◆ Set task: The listing below should be printed exactly, every line of it. Skip the pictures.

== == ==

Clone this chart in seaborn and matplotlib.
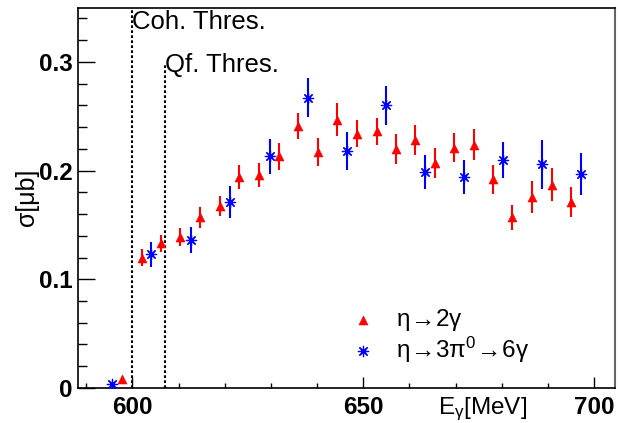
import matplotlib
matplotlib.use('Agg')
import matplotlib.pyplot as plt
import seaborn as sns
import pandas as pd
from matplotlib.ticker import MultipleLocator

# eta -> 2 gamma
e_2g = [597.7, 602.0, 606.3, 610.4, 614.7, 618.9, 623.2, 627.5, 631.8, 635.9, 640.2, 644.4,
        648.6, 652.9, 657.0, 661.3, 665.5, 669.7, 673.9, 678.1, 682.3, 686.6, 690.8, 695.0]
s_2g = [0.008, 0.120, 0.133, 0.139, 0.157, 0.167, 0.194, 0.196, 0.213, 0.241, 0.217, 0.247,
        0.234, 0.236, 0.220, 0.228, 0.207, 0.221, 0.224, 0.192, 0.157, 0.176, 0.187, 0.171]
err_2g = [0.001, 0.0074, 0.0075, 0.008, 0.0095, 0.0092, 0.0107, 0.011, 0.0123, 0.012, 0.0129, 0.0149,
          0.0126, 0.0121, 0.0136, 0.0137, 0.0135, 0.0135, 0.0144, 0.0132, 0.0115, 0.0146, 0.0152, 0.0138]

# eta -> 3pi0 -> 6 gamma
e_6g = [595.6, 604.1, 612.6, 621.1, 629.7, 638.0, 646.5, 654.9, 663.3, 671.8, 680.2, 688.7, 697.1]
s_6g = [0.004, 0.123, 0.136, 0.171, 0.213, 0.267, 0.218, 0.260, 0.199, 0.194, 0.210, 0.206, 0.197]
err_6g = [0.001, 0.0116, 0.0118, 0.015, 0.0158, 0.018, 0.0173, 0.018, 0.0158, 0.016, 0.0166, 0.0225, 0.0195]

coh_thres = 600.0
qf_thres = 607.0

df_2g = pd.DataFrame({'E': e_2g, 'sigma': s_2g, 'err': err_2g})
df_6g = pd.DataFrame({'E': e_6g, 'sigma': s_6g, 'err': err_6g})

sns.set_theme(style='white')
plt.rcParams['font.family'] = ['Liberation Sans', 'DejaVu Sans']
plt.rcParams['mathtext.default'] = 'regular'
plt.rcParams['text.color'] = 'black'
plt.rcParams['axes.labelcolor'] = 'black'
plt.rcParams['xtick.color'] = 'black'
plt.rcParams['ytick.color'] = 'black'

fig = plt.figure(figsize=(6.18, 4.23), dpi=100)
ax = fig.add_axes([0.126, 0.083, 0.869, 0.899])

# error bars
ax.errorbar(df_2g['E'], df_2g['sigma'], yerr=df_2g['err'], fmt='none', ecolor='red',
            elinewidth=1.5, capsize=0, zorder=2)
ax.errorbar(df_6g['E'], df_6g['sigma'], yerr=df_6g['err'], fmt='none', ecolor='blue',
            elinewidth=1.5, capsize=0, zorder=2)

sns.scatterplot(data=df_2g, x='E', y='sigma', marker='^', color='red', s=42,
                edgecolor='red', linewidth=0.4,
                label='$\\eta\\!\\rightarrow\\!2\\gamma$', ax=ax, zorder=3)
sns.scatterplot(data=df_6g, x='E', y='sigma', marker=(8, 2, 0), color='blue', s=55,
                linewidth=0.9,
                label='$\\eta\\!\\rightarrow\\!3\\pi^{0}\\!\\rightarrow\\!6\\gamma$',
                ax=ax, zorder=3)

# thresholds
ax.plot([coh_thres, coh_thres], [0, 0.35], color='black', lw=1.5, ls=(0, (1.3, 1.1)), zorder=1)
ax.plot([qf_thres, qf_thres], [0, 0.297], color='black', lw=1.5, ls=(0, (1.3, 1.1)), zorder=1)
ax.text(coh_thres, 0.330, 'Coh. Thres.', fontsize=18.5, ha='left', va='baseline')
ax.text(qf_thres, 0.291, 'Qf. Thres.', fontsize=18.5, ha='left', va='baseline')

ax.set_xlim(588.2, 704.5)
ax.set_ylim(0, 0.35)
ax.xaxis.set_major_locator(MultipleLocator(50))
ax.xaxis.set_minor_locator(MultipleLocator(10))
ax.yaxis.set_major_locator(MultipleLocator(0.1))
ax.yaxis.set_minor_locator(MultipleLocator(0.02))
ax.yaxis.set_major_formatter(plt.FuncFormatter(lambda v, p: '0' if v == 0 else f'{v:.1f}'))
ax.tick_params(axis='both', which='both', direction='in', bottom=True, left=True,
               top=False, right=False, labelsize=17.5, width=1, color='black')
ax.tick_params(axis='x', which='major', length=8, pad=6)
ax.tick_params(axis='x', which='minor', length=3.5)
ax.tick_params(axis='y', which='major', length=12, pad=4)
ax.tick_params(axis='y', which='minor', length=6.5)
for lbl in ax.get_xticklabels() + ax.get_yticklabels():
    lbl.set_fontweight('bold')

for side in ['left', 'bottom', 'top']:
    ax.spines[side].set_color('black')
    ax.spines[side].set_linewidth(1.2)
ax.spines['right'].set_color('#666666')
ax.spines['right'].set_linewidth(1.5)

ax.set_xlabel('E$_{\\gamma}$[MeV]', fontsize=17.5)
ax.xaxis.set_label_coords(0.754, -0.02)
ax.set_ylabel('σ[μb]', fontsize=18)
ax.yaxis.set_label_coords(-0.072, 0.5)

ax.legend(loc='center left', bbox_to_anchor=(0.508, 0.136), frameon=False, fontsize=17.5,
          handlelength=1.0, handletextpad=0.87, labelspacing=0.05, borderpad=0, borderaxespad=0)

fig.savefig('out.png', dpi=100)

== == ==

◆ Result of this exercise:
Clone this chart in seaborn and matplotlib.
import matplotlib
matplotlib.use('Agg')
import matplotlib.pyplot as plt
import seaborn as sns
import pandas as pd
from matplotlib.ticker import MultipleLocator

# eta -> 2 gamma
e_2g = [597.7, 602.0, 606.3, 610.4, 614.7, 618.9, 623.2, 627.5, 631.8, 635.9, 640.2, 644.4,
        648.6, 652.9, 657.0, 661.3, 665.5, 669.7, 673.9, 678.1, 682.3, 686.6, 690.8, 695.0]
s_2g = [0.008, 0.120, 0.133, 0.139, 0.157, 0.167, 0.194, 0.196, 0.213, 0.241, 0.217, 0.247,
        0.234, 0.236, 0.220, 0.228, 0.207, 0.221, 0.224, 0.192, 0.157, 0.176, 0.187, 0.171]
err_2g = [0.001, 0.0074, 0.0075, 0.008, 0.0095, 0.0092, 0.0107, 0.011, 0.0123, 0.012, 0.0129, 0.0149,
          0.0126, 0.0121, 0.0136, 0.0137, 0.0135, 0.0135, 0.0144, 0.0132, 0.0115, 0.0146, 0.0152, 0.0138]

# eta -> 3pi0 -> 6 gamma
e_6g = [595.6, 604.1, 612.6, 621.1, 629.7, 638.0, 646.5, 654.9, 663.3, 671.8, 680.2, 688.7, 697.1]
s_6g = [0.004, 0.123, 0.136, 0.171, 0.213, 0.267, 0.218, 0.260, 0.199, 0.194, 0.210, 0.206, 0.197]
err_6g = [0.001, 0.0116, 0.0118, 0.015, 0.0158, 0.018, 0.0173, 0.018, 0.0158, 0.016, 0.0166, 0.0225, 0.0195]

coh_thres = 600.0
qf_thres = 607.0

df_2g = pd.DataFrame({'E': e_2g, 'sigma': s_2g, 'err': err_2g})
df_6g = pd.DataFrame({'E': e_6g, 'sigma': s_6g, 'err': err_6g})

sns.set_theme(style='white')
plt.rcParams['font.family'] = ['Liberation Sans', 'DejaVu Sans']
plt.rcParams['mathtext.default'] = 'regular'
plt.rcParams['text.color'] = 'black'
plt.rcParams['axes.labelcolor'] = 'black'
plt.rcParams['xtick.color'] = 'black'
plt.rcParams['ytick.color'] = 'black'

fig = plt.figure(figsize=(6.18, 4.23), dpi=100)
ax = fig.add_axes([0.126, 0.083, 0.869, 0.899])

# error bars
ax.errorbar(df_2g['E'], df_2g['sigma'], yerr=df_2g['err'], fmt='none', ecolor='red',
            elinewidth=1.5, capsize=0, zorder=2)
ax.errorbar(df_6g['E'], df_6g['sigma'], yerr=df_6g['err'], fmt='none', ecolor='blue',
            elinewidth=1.5, capsize=0, zorder=2)

sns.scatterplot(data=df_2g, x='E', y='sigma', marker='^', color='red', s=42,
                edgecolor='red', linewidth=0.4,
                label='$\\eta\\!\\rightarrow\\!2\\gamma$', ax=ax, zorder=3)
sns.scatterplot(data=df_6g, x='E', y='sigma', marker=(8, 2, 0), color='blue', s=55,
                linewidth=0.9,
                label='$\\eta\\!\\rightarrow\\!3\\pi^{0}\\!\\rightarrow\\!6\\gamma$',
                ax=ax, zorder=3)

# thresholds
ax.plot([coh_thres, coh_thres], [0, 0.35], color='black', lw=1.5, ls=(0, (1.3, 1.1)), zorder=1)
ax.plot([qf_thres, qf_thres], [0, 0.297], color='black', lw=1.5, ls=(0, (1.3, 1.1)), zorder=1)
ax.text(coh_thres, 0.330, 'Coh. Thres.', fontsize=18.5, ha='left', va='baseline')
ax.text(qf_thres, 0.291, 'Qf. Thres.', fontsize=18.5, ha='left', va='baseline')

ax.set_xlim(588.2, 704.5)
ax.set_ylim(0, 0.35)
ax.xaxis.set_major_locator(MultipleLocator(50))
ax.xaxis.set_minor_locator(MultipleLocator(10))
ax.yaxis.set_major_locator(MultipleLocator(0.1))
ax.yaxis.set_minor_locator(MultipleLocator(0.02))
ax.yaxis.set_major_formatter(plt.FuncFormatter(lambda v, p: '0' if v == 0 else f'{v:.1f}'))
ax.tick_params(axis='both', which='both', direction='in', bottom=True, left=True,
               top=False, right=False, labelsize=17.5, width=1, color='black')
ax.tick_params(axis='x', which='major', length=8, pad=6)
ax.tick_params(axis='x', which='minor', length=3.5)
ax.tick_params(axis='y', which='major', length=12, pad=4)
ax.tick_params(axis='y', which='minor', length=6.5)
for lbl in ax.get_xticklabels() + ax.get_yticklabels():
    lbl.set_fontweight('bold')

for side in ['left', 'bottom', 'top']:
    ax.spines[side].set_color('black')
    ax.spines[side].set_linewidth(1.2)
ax.spines['right'].set_color('#666666')
ax.spines['right'].set_linewidth(1.5)

ax.set_xlabel('E$_{\\gamma}$[MeV]', fontsize=17.5)
ax.xaxis.set_label_coords(0.754, -0.02)
ax.set_ylabel('σ[μb]', fontsize=18)
ax.yaxis.set_label_coords(-0.072, 0.5)

ax.legend(loc='center left', bbox_to_anchor=(0.508, 0.136), frameon=False, fontsize=17.5,
          handlelength=1.0, handletextpad=0.87, labelspacing=0.05, borderpad=0, borderaxespad=0)

fig.savefig('out.png', dpi=100)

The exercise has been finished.